L'expansion de l'homme sur Terre a été particulièrement lente, il a fallu des centaines de milliers d'années, et il n'est pas
nécessaire d'invoquer un quelconque gène pour celà : un aveugle marchant au hasard et changeant de direction de temps en temps, au gré des événements et besoins ponctuels, sans aucun but global, s'éloigne de son point de départ. Tant qu'il ne rencontre pas d'obstacle.
Quant à ce "besoin irrépressible" des mélanésiens de quitter leur île, je pense que c'est encore une interprétation a posteriori, une reconstruction arbitraire, comme le suggère la grande variété des comportements d'une tribu à l'autre quand elles étaient confrontées à un problème de ressources.
Je ne dis pas que l'histoire est totalement aveugle et contingente, sans aucune direction privilégiée, mais simplement qu'il n'y a aucune indication très probante que si une telle direction existe, elle pointe vers l'expansion de l'homme dans l'espace.

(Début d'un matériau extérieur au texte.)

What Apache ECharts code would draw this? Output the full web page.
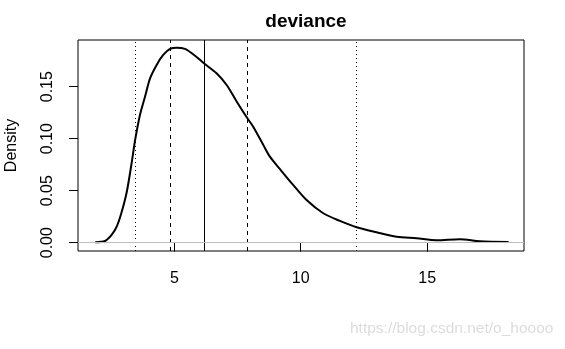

Cette expansion peut avoir lieu ou non, en fonction d'innovations et de découvertes fortuites, qui peuvent se produire ou non, de quelques individus audacieux, qui peuvent naître ou non.
Il n'y a rien d'inéluctable dans tout cela.
Pour ce qui est d'Apollo, et du rapport des américains à la conquête spatiale, je remarque que dans les documents idéologiques, produits par les "think tanks", ainsi que dans les discours politiques, reviennent assez souvent des expressions comme "destinée manifeste", qui me paraissent être caractéristiques d'une interprétation finaliste de l'histoire, qui nous fait même parfois un peu sourire, nous autres européens, quand elle est complétée par "destinée manifeste des Etats-Unis".